### Collected material

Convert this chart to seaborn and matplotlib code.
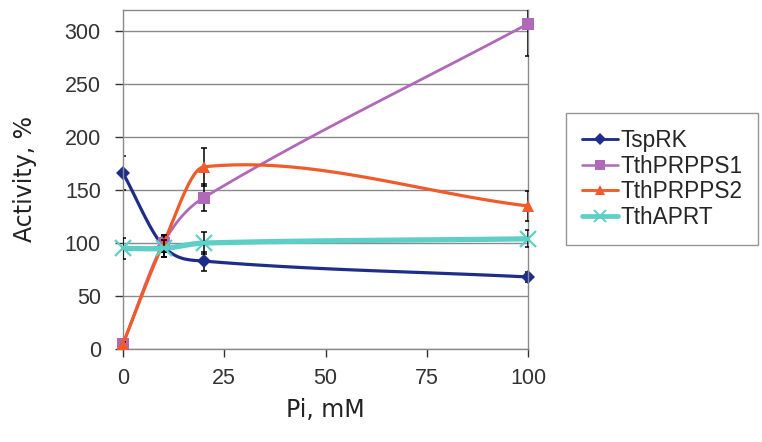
import numpy as np
import pandas as pd
import matplotlib
matplotlib.use("Agg")
import matplotlib.pyplot as plt
from matplotlib.lines import Line2D
import seaborn as sns

# ---- data ----
pi_mM = [0, 10, 20, 100]
series_names = ["TspRK", "TthPRPPS1", "TthPRPPS2", "TthAPRT"]
tsprk = [166, 97, 83, 68]
tsprk_err = [16, 10, 9, 5]
prpps1 = [5, 100, 143, 307]
prpps1_err = [2, 8, 13, 30]
prpps2 = [5, 100, 172, 135]
prpps2_err = [2, 8, 18, 14]
aprt = [95, 95, 100, 104]
aprt_err = [10, 8, 10, 8]
x_ticks = [0, 25, 50, 75, 100]
y_ticks = [0, 50, 100, 150, 200, 250, 300]

values = [tsprk, prpps1, prpps2, aprt]
errors = [tsprk_err, prpps1_err, prpps2_err, aprt_err]
colors = ["#1f2d8a", "#b068b8", "#f15a29", "#5ecfc6"]
markers = ["D", "s", "^", "x"]
msizes = [7, 9, 9, 11]
lwidths = [2.3, 2.0, 2.3, 3.8]

sns.set_style("white")
plt.rcParams["font.family"] = ["Liberation Sans", "DejaVu Sans"]

fig = plt.figure(figsize=(7.62, 4.42), dpi=100)
ax = fig.add_axes([123 / 762, 1 - 349 / 442, (528 - 123) / 762, (349 - 10) / 442])

XMIN, XMAX, YMIN, YMAX = 0, 100, 0, 320


def smooth(xs, ys, n=40):
    # smoothed line through the data (cubic Bezier, x-monotone tangents)
    xs = np.asarray(xs, float)
    ys = np.asarray(ys, float)
    P = np.column_stack([xs, ys])
    out = []
    N = len(P)
    for i in range(N - 1):
        p1, p2 = P[i], P[i + 1]
        dx = xs[i + 1] - xs[i]
        if i > 0:
            m1 = P[i + 1] - P[i - 1]
            c1 = p1 + m1 * (dx / (xs[i + 1] - xs[i - 1])) / 3.0
        else:
            c1 = p1 + (p2 - p1) / 3.0
        if i + 2 < N:
            m2 = P[i + 2] - P[i]
            c2 = p2 - m2 * (dx / (xs[i + 2] - xs[i])) / 3.0
        else:
            c2 = p2 - (p2 - p1) / 3.0
        t = np.linspace(0, 1, n)[:, None]
        seg = (1 - t) ** 3 * p1 + 3 * (1 - t) ** 2 * t * c1 + 3 * (1 - t) * t ** 2 * c2 + t ** 3 * p2
        out.append(seg if i == 0 else seg[1:])
    out = np.vstack(out)
    return out[:, 0], out[:, 1]


for yv in y_ticks:
    ax.axhline(yv, color="#8a8a8a", lw=1.0, zorder=0)

handles = []
for k, name in enumerate(series_names):
    cx, cy = smooth(pi_mM, values[k])
    df = pd.DataFrame({"x": cx, "y": cy})
    sns.lineplot(data=df, x="x", y="y", sort=False, ax=ax, color=colors[k],
                 lw=lwidths[k], zorder=2 + k, estimator=None)
    ax.errorbar(pi_mM, values[k], yerr=errors[k], fmt="none", ecolor="black",
                elinewidth=1.1, capsize=2.5, capthick=1.1, zorder=2 + k, clip_on=True)
    if markers[k] == "x":
        ax.plot(pi_mM, values[k], linestyle="none", marker="x", ms=msizes[k],
                mew=1.6, color=colors[k], zorder=2.5 + k, clip_on=False)
    else:
        ax.plot(pi_mM, values[k], linestyle="none", marker=markers[k], ms=msizes[k],
                mew=0, color=colors[k], zorder=2.5 + k, clip_on=False)
    handles.append(Line2D([0], [0], color=colors[k], lw=lwidths[k] * 0.9, marker=markers[k],
                          ms=msizes[k] * 0.85, mew=1.4 if markers[k] == "x" else 0,
                          label=name))

ax.set_xlim(XMIN, XMAX)
ax.set_ylim(YMIN, YMAX)
ax.set_xticks(x_ticks)
ax.set_yticks(y_ticks)
ax.tick_params(axis="both", labelsize=15.5, colors="#333333", length=6, width=1,
               direction="out", bottom=True, left=True)
ax.tick_params(axis="y", pad=10)
ax.tick_params(axis="x", pad=8)
for s in ax.spines.values():
    s.set_color("#8a8a8a")
    s.set_linewidth(1.0)

ax.set_xlabel("Pi, mM", fontsize=17, color="#222222", labelpad=6, family="DejaVu Sans")
ax.set_ylabel("Activity, %", fontsize=17, color="#222222", labelpad=20, family="DejaVu Sans")

leg = fig.legend(handles=handles, loc="upper left",
                 bbox_to_anchor=(566 / 762, 1 - 113 / 442), frameon=True,
                 fancybox=False, edgecolor="#7a7a7a", fontsize=16.3,
                 handlelength=1.6, handletextpad=0.1, labelspacing=0.12,
                 borderpad=0.7, borderaxespad=0)
leg.get_frame().set_linewidth(1.0)

fig.savefig("out.png", dpi=100)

######

- **Job**
Restate only the lines running from the start of the material above through the line containing "import seaborn as sns", ends included. No pictures.

- **Task solution**
Convert this chart to seaborn and matplotlib code.
import numpy as np
import pandas as pd
import matplotlib
matplotlib.use("Agg")
import matplotlib.pyplot as plt
from matplotlib.lines import Line2D
import seaborn as sns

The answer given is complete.